═════ DATA LISTING ═════

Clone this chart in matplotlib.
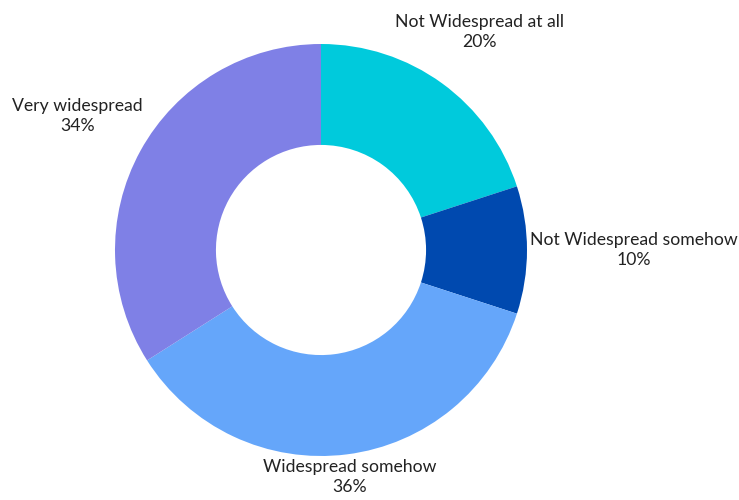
import numpy as np
import matplotlib
matplotlib.use("Agg")
from matplotlib import pyplot as plt

labels = ["Not Widespread at all", "Not Widespread somehow", "Widespread somehow", "Very widespread"]
shares = [20, 10, 36, 34]
colors = ["#00CADC", "#0049AF", "#65A6FA", "#7F80E6"]

# how far out each label sits, in radii from the centre
label_dist = [1.31, 1.52, 1.11, 1.35]

plt.rcParams["font.family"] = ["Lato", "DejaVu Sans"]

fig = plt.figure(figsize=(7.39, 5.0), dpi=100)
ax = fig.add_axes([0, 0, 1, 1])

cx, cy, r = 321, 250, 206
wedges, _ = ax.pie(shares, colors=colors, startangle=90, counterclock=False,
                   radius=r, center=(cx, cy), frame=True,
                   wedgeprops=dict(width=r * 0.49, linewidth=0))
ax.set_xlim(0, 739)
ax.set_ylim(0, 500)
ax.set_aspect("equal")
ax.axis("off")

for w, lab, val, d in zip(wedges, labels, shares, label_dist):
    mid = np.deg2rad((w.theta1 + w.theta2) / 2)
    x = cx + r * d * np.cos(mid)
    y = cy + r * d * np.sin(mid)
    ax.text(x, y, f"{lab}\n{val}%", ha="center", va="center",
            fontsize=12.7, color="#222222", linespacing=1.3)

fig.savefig("out.png", dpi=100)
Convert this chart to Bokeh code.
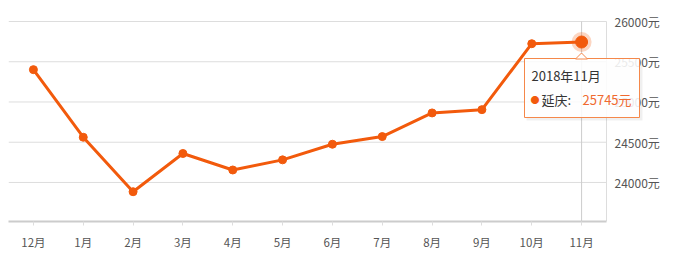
from bokeh.plotting import figure
from bokeh.models import (Range1d, FixedTicker, LinearAxis, Label, BoxAnnotation,
                          PolyAnnotation, ColumnDataSource)
from bokeh.embed import file_html
from bokeh.resources import INLINE

months = ["12月", "1月", "2月", "3月", "4月", "5月", "6月", "7月", "8月", "9月", "10月", "11月"]
prices = [25402, 24562, 23885, 24360, 24155, 24281, 24475, 24570, 24864, 24905, 25724, 25745]
y_ticks = [24000, 24500, 25000, 25500, 26000]
tooltip_title = "2018年11月"
series_name = "延庆"

ORANGE = "#f25a0c"
FONT = "Noto Sans CJK SC"

W, H = 674, 255
FL, FB = 8, 221                  # frame left / bottom in canvas px
PLOT_RIGHT, PLOT_TOP = 606, 21   # right / top edge of the value area
n = len(months)
idx = list(range(n))
x_lo, x_hi = -0.5, n - 0.5
x_end = x_lo + n * (W - FL) / (PLOT_RIGHT - FL)
y_lo, y_top = 23515, max(y_ticks)
y_end = y_lo + (y_top - y_lo) * FB / (FB - PLOT_TOP)

p = figure(width=W, height=H, output_backend="svg", toolbar_location=None,
           x_range=Range1d(x_lo, x_end),
           y_range=Range1d(y_lo, y_end),
           x_axis_location=None, y_axis_location=None,
           min_border_left=FL, min_border_right=0, min_border_top=0, min_border_bottom=H - FB)
p.outline_line_color = None
p.background_fill_color = "white"
p.border_fill_color = "white"
p.xgrid.grid_line_color = None
p.ygrid.grid_line_color = None

# bottom category axis
xax = LinearAxis(ticker=FixedTicker(ticks=idx),
                 major_label_overrides={i: m for i, m in zip(idx, months)},
                 bounds=(x_lo, x_hi))
xax.axis_line_color = "#cccccc"
xax.axis_line_width = 2
xax.major_tick_line_color = "#dddddd"
xax.major_tick_out = 4
xax.major_tick_in = 0
xax.minor_tick_line_color = None
xax.major_label_text_font = FONT
xax.major_label_text_font_size = "11.5px"
xax.major_label_text_color = "#555555"
xax.major_label_standoff = 8
p.add_layout(xax, "below")

# horizontal grid lines limited to the category area
grid = ColumnDataSource(dict(y=y_ticks, x0=[x_lo] * len(y_ticks), x1=[x_hi] * len(y_ticks),
                             label=[f"{t}元" for t in y_ticks]))
p.segment(x0="x0", x1="x1", y0="y", y1="y", source=grid, line_color="#dddddd", line_width=1)
# right border line
p.segment(x0=[x_hi], x1=[x_hi], y0=[y_lo], y1=[y_top], line_color="#dddddd", line_width=1)
# right value labels
p.text(x=x_hi, y="y", text="label", source=grid, x_offset=8,
       text_font={"value": FONT}, text_font_size="12px", text_color="#555555",
       text_align="left", text_baseline="middle")

src = ColumnDataSource(dict(x=idx, price=prices))
last = ColumnDataSource(dict(x=idx[-1:], price=prices[-1:], y0=[y_lo], y1=[y_top]))

# crosshair
p.segment(x0="x", x1="x", y0="y0", y1="y1", source=last, line_color="#cccccc", line_width=1)

p.line("x", "price", source=src, line_color=ORANGE, line_width=3)
p.scatter("x", "price", source=src, size=8, fill_color=ORANGE, line_color=ORANGE)
p.scatter("x", "price", source=last, size=20, fill_color=ORANGE, fill_alpha=0.25, line_color=None)
p.scatter("x", "price", source=last, size=12, fill_color=ORANGE, line_color=ORANGE)

# tooltip (screen coordinates relative to frame: x from left, y from bottom)
def sx(x):
    return x - FL
def sy(y):
    return FB - y

def box(l, r, t, b, **kw):
    p.add_layout(BoxAnnotation(left=sx(l), right=sx(r), top=sy(t), bottom=sy(b),
                               left_units="screen", right_units="screen",
                               top_units="screen", bottom_units="screen",
                               level="overlay", **kw))

box(526, 642, 60, 120, fill_color="#000000", fill_alpha=0.06, line_color=None)
box(524, 639, 58, 117, fill_color="white", fill_alpha=0.88, line_color="#f5884a",
    line_alpha=1.0, line_width=1)
p.add_layout(PolyAnnotation(xs=[sx(575), sx(581), sx(587)], ys=[sy(58.5), sy(52.5), sy(58.5)],
                            xs_units="screen", ys_units="screen",
                            fill_color="white", fill_alpha=1.0, line_color="#f5884a",
                            line_alpha=1.0, level="overlay"))

def lab(text, x, y, color="#333333", size="13px"):
    p.add_layout(Label(x=sx(x), y=sy(y), x_units="screen", y_units="screen", text=text,
                       text_font=FONT, text_font_size=size, text_color=color,
                       text_align="left", text_baseline="middle", level="overlay"))

lab(tooltip_title, 531, 75)
lab("●", 530, 98.5, color=ORANGE, size="9px")
lab(series_name + ":", 541, 98.5)
lab(f"{prices[-1]}元", 582, 98.5, color="#f06a30")

open("out.html", "w").write(file_html(p, INLINE))
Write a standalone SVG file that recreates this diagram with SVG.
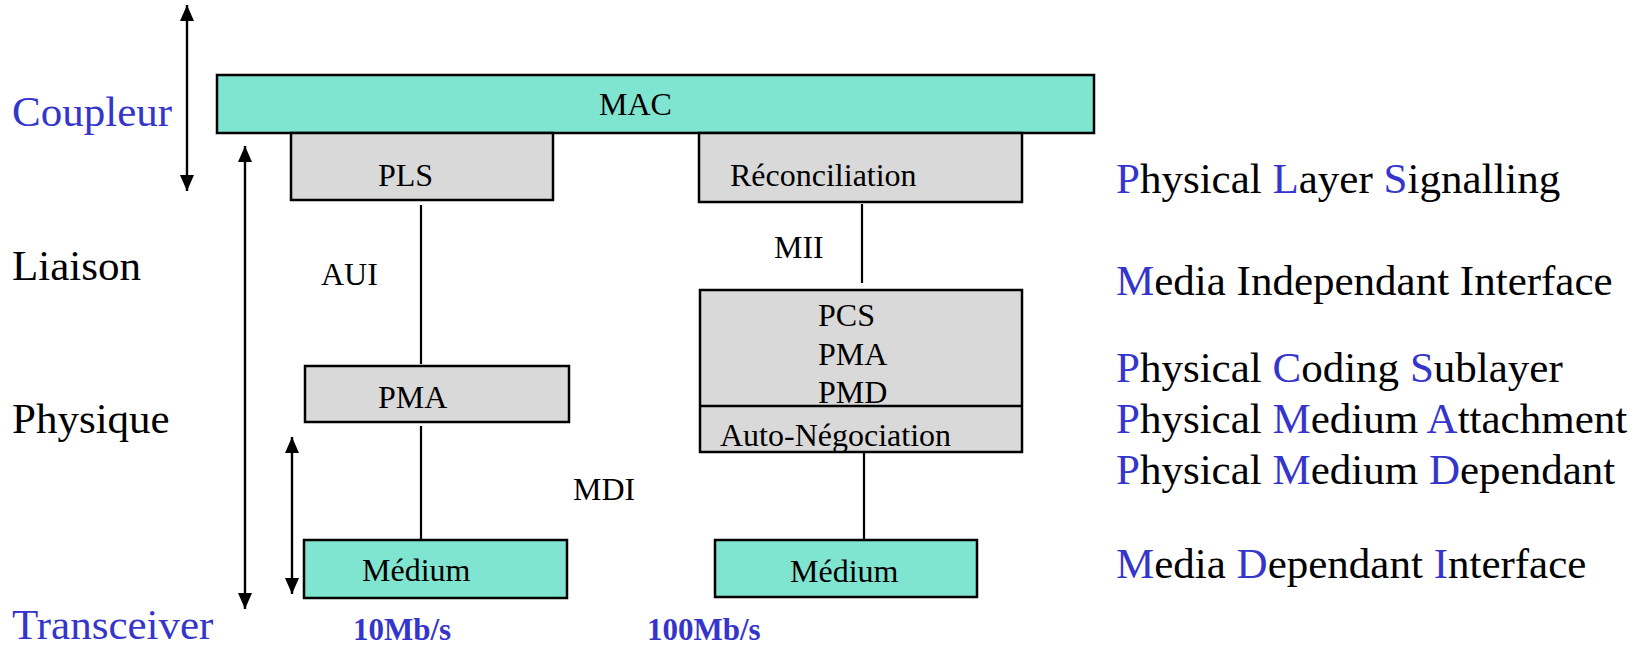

═════

## INSTRUCTIONS FOR THE TASK
Find all lines where the word "matplotlib" appears. Copy them.

## RESPONSE
Clone this chart in matplotlib.
import matplotlib
matplotlib.use("Agg")
from matplotlib import pyplot as plt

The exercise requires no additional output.